- **EXERCISE AIM**
Pictures stay out of the copy; restate everything else in the material exactly.
▶
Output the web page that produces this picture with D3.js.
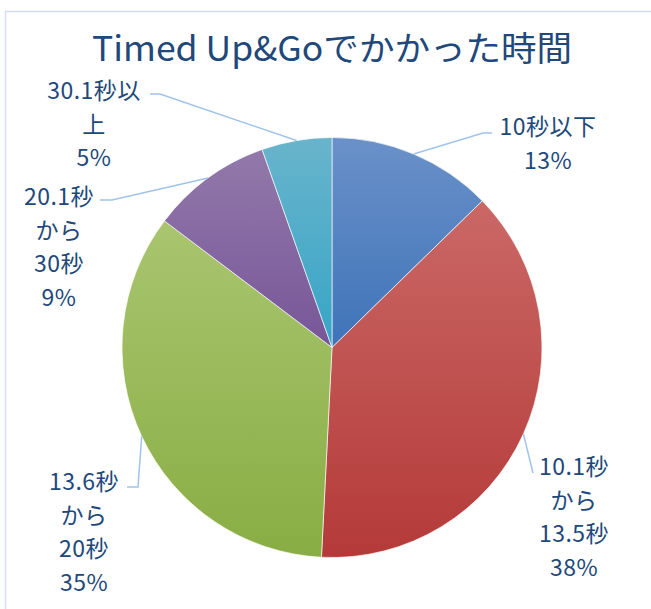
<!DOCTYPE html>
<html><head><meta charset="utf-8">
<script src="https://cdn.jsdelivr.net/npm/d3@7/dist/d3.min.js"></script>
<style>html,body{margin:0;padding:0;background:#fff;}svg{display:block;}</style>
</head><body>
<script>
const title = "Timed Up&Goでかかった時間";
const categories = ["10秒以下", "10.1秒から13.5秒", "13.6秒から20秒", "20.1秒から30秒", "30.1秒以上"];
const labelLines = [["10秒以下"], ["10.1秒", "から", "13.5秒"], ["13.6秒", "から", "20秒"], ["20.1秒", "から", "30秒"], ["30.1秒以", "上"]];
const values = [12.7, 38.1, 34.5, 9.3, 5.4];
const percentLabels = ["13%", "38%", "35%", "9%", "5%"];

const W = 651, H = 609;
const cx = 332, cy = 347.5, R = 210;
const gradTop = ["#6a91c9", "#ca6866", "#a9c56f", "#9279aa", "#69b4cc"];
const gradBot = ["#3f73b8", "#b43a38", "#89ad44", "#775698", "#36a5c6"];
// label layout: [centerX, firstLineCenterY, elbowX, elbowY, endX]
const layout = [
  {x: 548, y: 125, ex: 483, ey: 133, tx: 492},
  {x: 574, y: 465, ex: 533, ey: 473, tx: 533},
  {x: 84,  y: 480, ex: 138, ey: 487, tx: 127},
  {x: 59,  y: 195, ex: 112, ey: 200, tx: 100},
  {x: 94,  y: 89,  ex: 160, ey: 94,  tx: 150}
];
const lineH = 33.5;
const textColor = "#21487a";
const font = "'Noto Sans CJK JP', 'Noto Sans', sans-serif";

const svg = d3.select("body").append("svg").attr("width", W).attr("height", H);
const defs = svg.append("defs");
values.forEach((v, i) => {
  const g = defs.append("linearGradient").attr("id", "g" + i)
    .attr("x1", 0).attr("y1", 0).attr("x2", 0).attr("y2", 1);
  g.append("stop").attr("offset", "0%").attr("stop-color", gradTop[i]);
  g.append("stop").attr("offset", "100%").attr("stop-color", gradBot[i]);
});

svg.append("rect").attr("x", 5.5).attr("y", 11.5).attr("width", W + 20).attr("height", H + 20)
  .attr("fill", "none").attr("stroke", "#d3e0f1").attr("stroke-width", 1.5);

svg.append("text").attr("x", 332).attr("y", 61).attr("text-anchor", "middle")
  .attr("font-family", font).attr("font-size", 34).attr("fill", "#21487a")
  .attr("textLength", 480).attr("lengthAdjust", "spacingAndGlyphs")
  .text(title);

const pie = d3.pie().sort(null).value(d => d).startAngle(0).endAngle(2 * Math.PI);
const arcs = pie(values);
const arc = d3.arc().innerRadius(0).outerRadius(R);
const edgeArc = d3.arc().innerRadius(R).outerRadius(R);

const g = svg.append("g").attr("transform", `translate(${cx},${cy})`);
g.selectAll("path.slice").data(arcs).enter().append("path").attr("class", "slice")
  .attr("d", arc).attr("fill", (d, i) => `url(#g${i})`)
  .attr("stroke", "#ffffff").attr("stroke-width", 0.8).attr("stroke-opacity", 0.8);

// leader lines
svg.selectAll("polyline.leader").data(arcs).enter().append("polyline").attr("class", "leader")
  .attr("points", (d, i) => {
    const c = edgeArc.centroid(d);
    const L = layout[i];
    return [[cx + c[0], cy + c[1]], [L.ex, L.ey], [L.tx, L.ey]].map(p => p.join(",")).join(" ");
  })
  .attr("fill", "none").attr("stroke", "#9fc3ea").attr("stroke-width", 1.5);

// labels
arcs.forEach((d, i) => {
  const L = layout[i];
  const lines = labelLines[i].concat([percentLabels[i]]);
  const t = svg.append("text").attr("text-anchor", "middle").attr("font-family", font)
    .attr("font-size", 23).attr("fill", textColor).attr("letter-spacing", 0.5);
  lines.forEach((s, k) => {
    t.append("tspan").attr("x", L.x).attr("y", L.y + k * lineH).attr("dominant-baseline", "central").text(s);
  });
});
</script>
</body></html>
◀
- **OUTPUT BELOW**
Output the web page that produces this picture with D3.js.
<!DOCTYPE html>
<html><head><meta charset="utf-8">
<script src="https://cdn.jsdelivr.net/npm/d3@7/dist/d3.min.js"></script>
<style>html,body{margin:0;padding:0;background:#fff;}svg{display:block;}</style>
</head><body>
<script>
const title = "Timed Up&Goでかかった時間";
const categories = ["10秒以下", "10.1秒から13.5秒", "13.6秒から20秒", "20.1秒から30秒", "30.1秒以上"];
const labelLines = [["10秒以下"], ["10.1秒", "から", "13.5秒"], ["13.6秒", "から", "20秒"], ["20.1秒", "から", "30秒"], ["30.1秒以", "上"]];
const values = [12.7, 38.1, 34.5, 9.3, 5.4];
const percentLabels = ["13%", "38%", "35%", "9%", "5%"];

const W = 651, H = 609;
const cx = 332, cy = 347.5, R = 210;
const gradTop = ["#6a91c9", "#ca6866", "#a9c56f", "#9279aa", "#69b4cc"];
const gradBot = ["#3f73b8", "#b43a38", "#89ad44", "#775698", "#36a5c6"];
// label layout: [centerX, firstLineCenterY, elbowX, elbowY, endX]
const layout = [
  {x: 548, y: 125, ex: 483, ey: 133, tx: 492},
  {x: 574, y: 465, ex: 533, ey: 473, tx: 533},
  {x: 84,  y: 480, ex: 138, ey: 487, tx: 127},
  {x: 59,  y: 195, ex: 112, ey: 200, tx: 100},
  {x: 94,  y: 89,  ex: 160, ey: 94,  tx: 150}
];
const lineH = 33.5;
const textColor = "#21487a";
const font = "'Noto Sans CJK JP', 'Noto Sans', sans-serif";

const svg = d3.select("body").append("svg").attr("width", W).attr("height", H);
const defs = svg.append("defs");
values.forEach((v, i) => {
  const g = defs.append("linearGradient").attr("id", "g" + i)
    .attr("x1", 0).attr("y1", 0).attr("x2", 0).attr("y2", 1);
  g.append("stop").attr("offset", "0%").attr("stop-color", gradTop[i]);
  g.append("stop").attr("offset", "100%").attr("stop-color", gradBot[i]);
});

svg.append("rect").attr("x", 5.5).attr("y", 11.5).attr("width", W + 20).attr("height", H + 20)
  .attr("fill", "none").attr("stroke", "#d3e0f1").attr("stroke-width", 1.5);

svg.append("text").attr("x", 332).attr("y", 61).attr("text-anchor", "middle")
  .attr("font-family", font).attr("font-size", 34).attr("fill", "#21487a")
  .attr("textLength", 480).attr("lengthAdjust", "spacingAndGlyphs")
  .text(title);

const pie = d3.pie().sort(null).value(d => d).startAngle(0).endAngle(2 * Math.PI);
const arcs = pie(values);
const arc = d3.arc().innerRadius(0).outerRadius(R);
const edgeArc = d3.arc().innerRadius(R).outerRadius(R);

const g = svg.append("g").attr("transform", `translate(${cx},${cy})`);
g.selectAll("path.slice").data(arcs).enter().append("path").attr("class", "slice")
  .attr("d", arc).attr("fill", (d, i) => `url(#g${i})`)
  .attr("stroke", "#ffffff").attr("stroke-width", 0.8).attr("stroke-opacity", 0.8);

// leader lines
svg.selectAll("polyline.leader").data(arcs).enter().append("polyline").attr("class", "leader")
  .attr("points", (d, i) => {
    const c = edgeArc.centroid(d);
    const L = layout[i];
    return [[cx + c[0], cy + c[1]], [L.ex, L.ey], [L.tx, L.ey]].map(p => p.join(",")).join(" ");
  })
  .attr("fill", "none").attr("stroke", "#9fc3ea").attr("stroke-width", 1.5);

// labels
arcs.forEach((d, i) => {
  const L = layout[i];
  const lines = labelLines[i].concat([percentLabels[i]]);
  const t = svg.append("text").attr("text-anchor", "middle").attr("font-family", font)
    .attr("font-size", 23).attr("fill", textColor).attr("letter-spacing", 0.5);
  lines.forEach((s, k) => {
    t.append("tspan").attr("x", L.x).attr("y", L.y + k * lineH).attr("dominant-baseline", "central").text(s);
  });
});
</script>
</body></html>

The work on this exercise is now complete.